Bugün (19.05 2024) yeğenim Melek’in yaş günü ve 1977 yılında Mavi Anadol’la gece yarısı Muğla’ya gidip onu öğretmen okulundan alarak Bafa Gölü kenarında balık yediğimizi anarak nice yıllar diliyorum. Bugün aynı zamanda ilk torunum Aslıhan’ın da yaş günü. Onu da 1993 yılının 19 Mayısında Adanalı Yunus’un bölge müdürlüğü ile dengeyi bulamamış ilişkiler içinde İsviçre’den gelen Robert Senn’in tütün denemelerimi yerinde görmek istemesiyle Akhisar’a gidip doğuma gelişimi hatırlıyorum. Bugün 31 ni yaşına basan Aslıhan için ebeveynleri Pınar ve Ümit’i sevgileri, duyarlılıkları ve gayretleri için ayrıca kutluyorum. Ve bugün ne mutlu bize ki Belçika-Anvers’e torunum Eren’i (ki onun da birkaç gün önce doğum günüydü) görmek için giden Eray ve Özgen’in Hollanda’ya geçip Amsterdam’a torunum Barış’ı ziyaret etmeleri tam bir “Copculaşma Örneği” olarak günümüze ekstra sevinçler, mutluluk ve kıvançlar katıyor. Daha ne ister insan.

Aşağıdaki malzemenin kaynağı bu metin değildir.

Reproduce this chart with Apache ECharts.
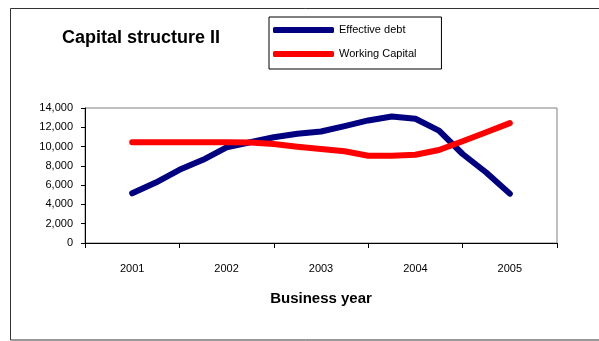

Sağlık ve esenlik içinde yolunuz açık ve aydınlık olsun: Atamızın yüz beş yıl önce yola çıkıp da vatanımızı iç ve dış hainlerden kurtardığı bu günün yüzü suyu hürmetine ülkem ve ülkemin insanları için huzur içinde keyifler günlerin gelmesi umudumu yineliyorum.